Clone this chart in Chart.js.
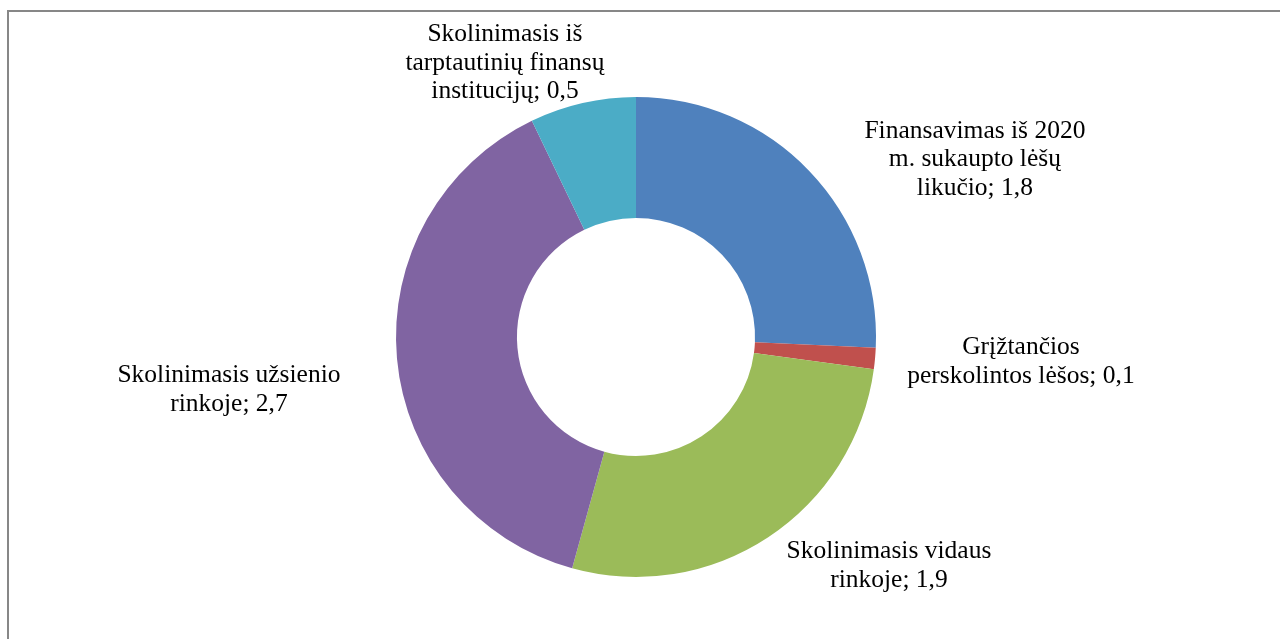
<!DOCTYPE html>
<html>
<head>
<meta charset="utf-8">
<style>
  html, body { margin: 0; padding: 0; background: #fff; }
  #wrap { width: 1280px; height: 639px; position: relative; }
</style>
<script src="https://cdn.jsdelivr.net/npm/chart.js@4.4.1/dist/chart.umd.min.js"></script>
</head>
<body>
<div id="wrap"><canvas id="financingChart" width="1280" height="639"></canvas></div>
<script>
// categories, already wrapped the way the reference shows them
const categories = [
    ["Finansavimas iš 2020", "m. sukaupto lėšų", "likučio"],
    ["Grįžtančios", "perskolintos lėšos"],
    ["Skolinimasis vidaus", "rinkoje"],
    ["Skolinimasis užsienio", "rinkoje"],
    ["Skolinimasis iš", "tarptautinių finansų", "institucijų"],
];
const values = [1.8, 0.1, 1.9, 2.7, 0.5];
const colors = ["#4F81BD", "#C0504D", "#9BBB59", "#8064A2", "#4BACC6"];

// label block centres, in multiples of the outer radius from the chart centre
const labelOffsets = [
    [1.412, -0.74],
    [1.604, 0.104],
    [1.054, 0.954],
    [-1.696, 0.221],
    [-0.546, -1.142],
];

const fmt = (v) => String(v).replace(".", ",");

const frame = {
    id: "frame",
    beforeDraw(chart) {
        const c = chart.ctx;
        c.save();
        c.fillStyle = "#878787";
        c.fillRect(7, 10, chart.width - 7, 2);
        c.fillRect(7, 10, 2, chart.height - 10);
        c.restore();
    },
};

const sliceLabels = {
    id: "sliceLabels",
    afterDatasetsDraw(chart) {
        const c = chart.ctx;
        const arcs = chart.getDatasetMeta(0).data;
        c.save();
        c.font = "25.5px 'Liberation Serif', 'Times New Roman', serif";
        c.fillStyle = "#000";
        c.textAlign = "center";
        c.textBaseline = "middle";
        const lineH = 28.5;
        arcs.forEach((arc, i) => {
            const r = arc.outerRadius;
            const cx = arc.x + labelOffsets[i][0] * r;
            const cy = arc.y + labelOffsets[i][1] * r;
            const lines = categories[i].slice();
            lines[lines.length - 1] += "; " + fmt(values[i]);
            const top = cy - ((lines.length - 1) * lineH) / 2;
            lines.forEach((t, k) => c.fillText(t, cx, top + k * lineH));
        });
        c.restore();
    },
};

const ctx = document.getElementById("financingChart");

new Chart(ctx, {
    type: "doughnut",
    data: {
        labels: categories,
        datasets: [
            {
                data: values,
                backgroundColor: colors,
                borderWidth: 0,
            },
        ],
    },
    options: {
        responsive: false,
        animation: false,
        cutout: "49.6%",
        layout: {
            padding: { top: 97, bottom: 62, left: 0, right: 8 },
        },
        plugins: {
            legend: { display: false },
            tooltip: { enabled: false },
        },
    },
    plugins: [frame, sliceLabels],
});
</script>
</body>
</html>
|---|
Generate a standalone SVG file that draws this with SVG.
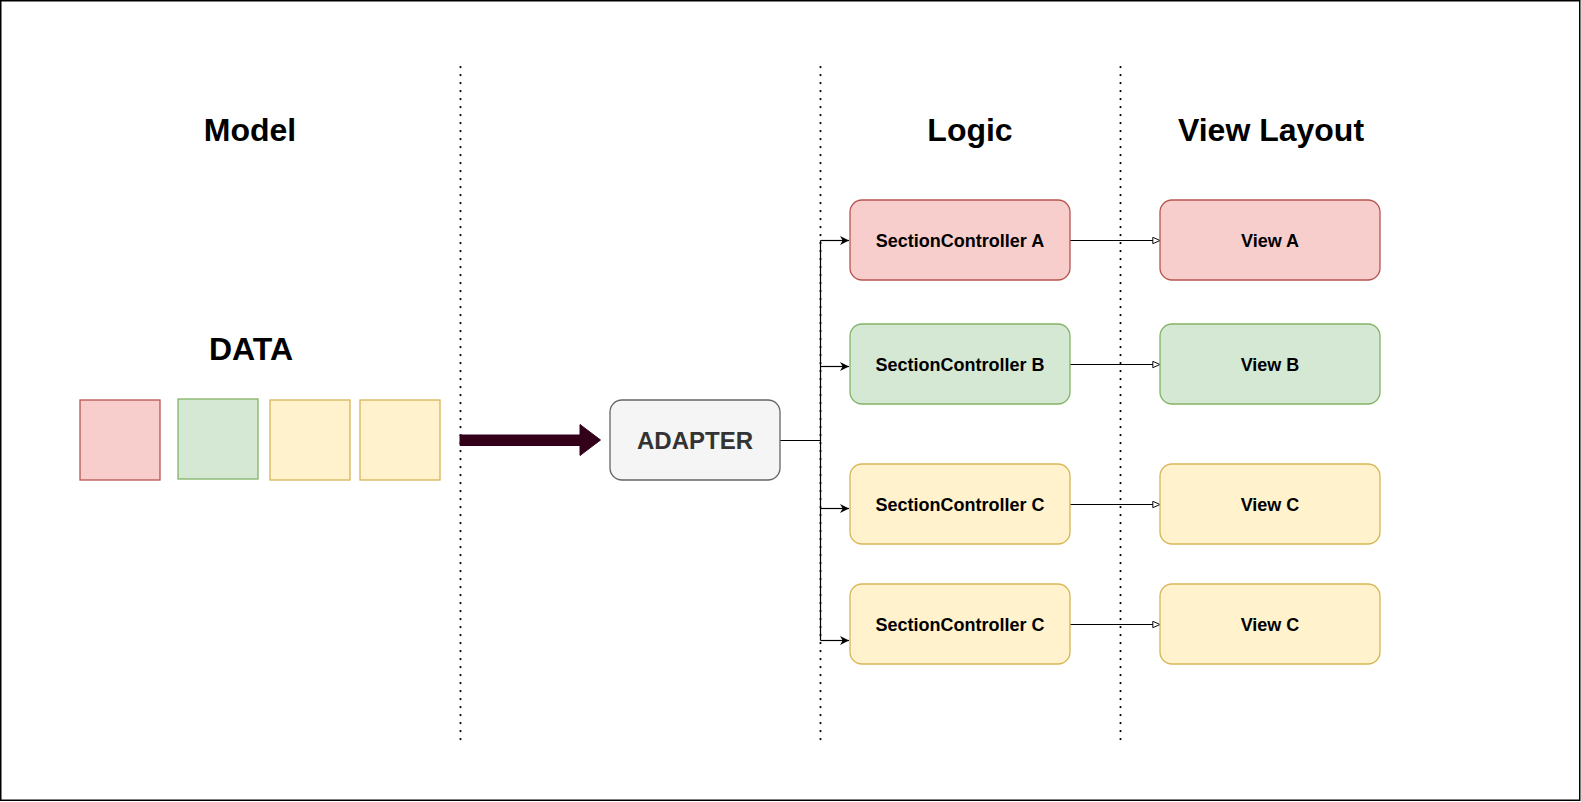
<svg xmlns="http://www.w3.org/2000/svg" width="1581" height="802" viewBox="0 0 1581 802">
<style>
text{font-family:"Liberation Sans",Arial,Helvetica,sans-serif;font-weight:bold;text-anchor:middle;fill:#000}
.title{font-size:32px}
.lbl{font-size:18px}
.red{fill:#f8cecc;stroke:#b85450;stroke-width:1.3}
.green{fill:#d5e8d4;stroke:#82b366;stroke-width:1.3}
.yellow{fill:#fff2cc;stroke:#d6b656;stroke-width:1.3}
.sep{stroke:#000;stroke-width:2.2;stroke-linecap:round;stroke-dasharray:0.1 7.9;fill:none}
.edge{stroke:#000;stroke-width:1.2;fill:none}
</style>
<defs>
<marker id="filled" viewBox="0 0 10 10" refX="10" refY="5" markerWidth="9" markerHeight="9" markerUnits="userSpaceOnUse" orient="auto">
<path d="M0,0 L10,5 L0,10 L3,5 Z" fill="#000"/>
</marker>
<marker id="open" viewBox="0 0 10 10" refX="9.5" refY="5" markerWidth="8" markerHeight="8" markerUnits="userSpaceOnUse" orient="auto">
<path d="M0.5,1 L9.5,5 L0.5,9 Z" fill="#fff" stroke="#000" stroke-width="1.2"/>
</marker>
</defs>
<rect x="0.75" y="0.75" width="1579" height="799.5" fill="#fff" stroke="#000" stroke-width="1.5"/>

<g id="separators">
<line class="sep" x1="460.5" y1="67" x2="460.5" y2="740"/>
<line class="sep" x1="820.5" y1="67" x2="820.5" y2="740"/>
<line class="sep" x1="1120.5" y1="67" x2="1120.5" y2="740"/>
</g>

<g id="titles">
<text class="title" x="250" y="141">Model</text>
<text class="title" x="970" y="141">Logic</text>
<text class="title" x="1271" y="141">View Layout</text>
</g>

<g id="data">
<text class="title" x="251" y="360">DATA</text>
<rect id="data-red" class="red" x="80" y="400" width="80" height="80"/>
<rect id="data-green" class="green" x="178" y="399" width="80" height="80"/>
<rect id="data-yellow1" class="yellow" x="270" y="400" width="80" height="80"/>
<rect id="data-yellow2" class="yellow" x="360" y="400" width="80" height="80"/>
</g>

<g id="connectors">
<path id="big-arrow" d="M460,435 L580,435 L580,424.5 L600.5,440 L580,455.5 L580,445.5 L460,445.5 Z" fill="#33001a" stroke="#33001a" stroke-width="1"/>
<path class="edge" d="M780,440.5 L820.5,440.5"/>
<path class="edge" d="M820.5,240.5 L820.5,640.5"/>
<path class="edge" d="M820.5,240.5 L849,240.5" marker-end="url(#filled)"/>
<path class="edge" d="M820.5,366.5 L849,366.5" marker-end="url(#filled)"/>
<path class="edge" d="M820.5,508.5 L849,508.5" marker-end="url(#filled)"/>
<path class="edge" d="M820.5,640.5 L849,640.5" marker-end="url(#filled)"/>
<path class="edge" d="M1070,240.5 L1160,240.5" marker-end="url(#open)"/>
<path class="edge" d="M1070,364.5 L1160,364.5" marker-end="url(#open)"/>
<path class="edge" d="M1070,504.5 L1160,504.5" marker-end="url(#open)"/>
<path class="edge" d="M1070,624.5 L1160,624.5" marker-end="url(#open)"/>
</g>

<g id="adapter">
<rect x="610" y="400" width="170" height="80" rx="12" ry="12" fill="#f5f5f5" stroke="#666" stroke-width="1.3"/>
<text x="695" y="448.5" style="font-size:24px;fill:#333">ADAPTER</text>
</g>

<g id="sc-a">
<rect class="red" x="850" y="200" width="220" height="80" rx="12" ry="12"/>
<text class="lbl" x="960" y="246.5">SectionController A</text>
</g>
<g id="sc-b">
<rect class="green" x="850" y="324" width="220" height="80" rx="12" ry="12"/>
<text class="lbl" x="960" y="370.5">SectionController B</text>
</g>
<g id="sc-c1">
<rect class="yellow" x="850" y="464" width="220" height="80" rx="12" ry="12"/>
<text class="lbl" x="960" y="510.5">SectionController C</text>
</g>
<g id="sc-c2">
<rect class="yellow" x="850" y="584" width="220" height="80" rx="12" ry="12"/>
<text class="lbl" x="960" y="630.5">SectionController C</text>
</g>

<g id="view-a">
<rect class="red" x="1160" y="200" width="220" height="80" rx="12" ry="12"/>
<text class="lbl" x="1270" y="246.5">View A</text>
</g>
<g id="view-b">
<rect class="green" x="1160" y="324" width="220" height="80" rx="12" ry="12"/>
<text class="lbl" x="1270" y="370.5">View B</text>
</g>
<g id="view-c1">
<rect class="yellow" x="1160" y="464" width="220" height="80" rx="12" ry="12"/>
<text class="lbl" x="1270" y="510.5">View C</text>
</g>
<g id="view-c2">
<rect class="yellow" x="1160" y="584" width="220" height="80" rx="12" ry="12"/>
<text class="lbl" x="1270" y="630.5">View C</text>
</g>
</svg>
|---|
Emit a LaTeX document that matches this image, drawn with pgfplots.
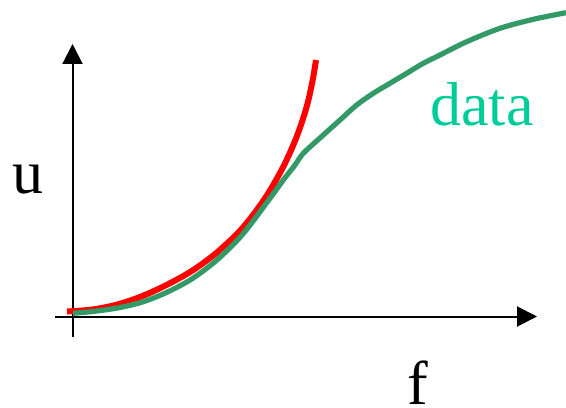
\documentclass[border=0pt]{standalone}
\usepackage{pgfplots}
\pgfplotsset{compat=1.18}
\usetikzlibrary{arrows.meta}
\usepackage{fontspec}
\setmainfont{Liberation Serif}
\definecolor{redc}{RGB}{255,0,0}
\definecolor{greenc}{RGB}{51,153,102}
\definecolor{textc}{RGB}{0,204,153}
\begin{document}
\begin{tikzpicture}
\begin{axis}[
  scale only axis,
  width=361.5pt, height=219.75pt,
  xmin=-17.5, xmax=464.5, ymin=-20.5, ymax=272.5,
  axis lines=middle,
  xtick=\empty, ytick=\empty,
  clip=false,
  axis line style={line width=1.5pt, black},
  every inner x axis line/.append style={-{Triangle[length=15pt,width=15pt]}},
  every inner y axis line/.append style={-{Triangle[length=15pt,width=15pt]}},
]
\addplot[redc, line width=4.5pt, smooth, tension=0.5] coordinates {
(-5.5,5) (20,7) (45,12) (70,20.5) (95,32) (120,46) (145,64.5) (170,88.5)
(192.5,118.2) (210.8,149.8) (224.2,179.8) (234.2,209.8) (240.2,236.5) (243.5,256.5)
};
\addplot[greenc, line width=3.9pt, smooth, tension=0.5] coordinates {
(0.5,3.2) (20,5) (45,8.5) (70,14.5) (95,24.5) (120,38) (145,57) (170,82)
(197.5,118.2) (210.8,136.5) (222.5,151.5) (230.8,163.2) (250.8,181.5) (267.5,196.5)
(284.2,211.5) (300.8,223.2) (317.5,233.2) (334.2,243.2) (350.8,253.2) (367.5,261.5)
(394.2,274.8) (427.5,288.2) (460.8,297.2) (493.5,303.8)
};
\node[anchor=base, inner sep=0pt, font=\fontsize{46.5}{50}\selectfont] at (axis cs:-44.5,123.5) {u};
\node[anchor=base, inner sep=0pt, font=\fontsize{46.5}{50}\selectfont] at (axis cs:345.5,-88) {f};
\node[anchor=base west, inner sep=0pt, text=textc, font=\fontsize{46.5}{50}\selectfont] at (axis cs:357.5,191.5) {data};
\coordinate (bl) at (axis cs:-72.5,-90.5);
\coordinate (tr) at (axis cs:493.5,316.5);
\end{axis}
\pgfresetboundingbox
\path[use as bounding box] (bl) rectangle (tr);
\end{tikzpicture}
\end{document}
|---|
Quote only the lines running from the line with "Clone this chart in Chart.js." to the line with "const fmt = (v)", ends included, exactly as they appear and without the pictures.

Clone this chart in Chart.js.
<!DOCTYPE html>
<html>
<head>
<meta charset="utf-8">
<style>
  html, body { margin: 0; padding: 0; background: #fff; }
  #wrap { width: 1280px; height: 639px; position: relative; }
</style>
<script src="https://cdn.jsdelivr.net/npm/chart.js@4.4.1/dist/chart.umd.min.js"></script>
</head>
<body>
<div id="wrap"><canvas id="financingChart" width="1280" height="639"></canvas></div>
<script>
// categories, already wrapped the way the reference shows them
const categories = [
    ["Finansavimas iš 2020", "m. sukaupto lėšų", "likučio"],
    ["Grįžtančios", "perskolintos lėšos"],
    ["Skolinimasis vidaus", "rinkoje"],
    ["Skolinimasis užsienio", "rinkoje"],
    ["Skolinimasis iš", "tarptautinių finansų", "institucijų"],
];
const values = [1.8, 0.1, 1.9, 2.7, 0.5];
const colors = ["#4F81BD", "#C0504D", "#9BBB59", "#8064A2", "#4BACC6"];

// label block centres, in multiples of the outer radius from the chart centre
const labelOffsets = [
    [1.412, -0.74],
    [1.604, 0.104],
    [1.054, 0.954],
    [-1.696, 0.221],
    [-0.546, -1.142],
];

const fmt = (v) => String(v).replace(".", ",");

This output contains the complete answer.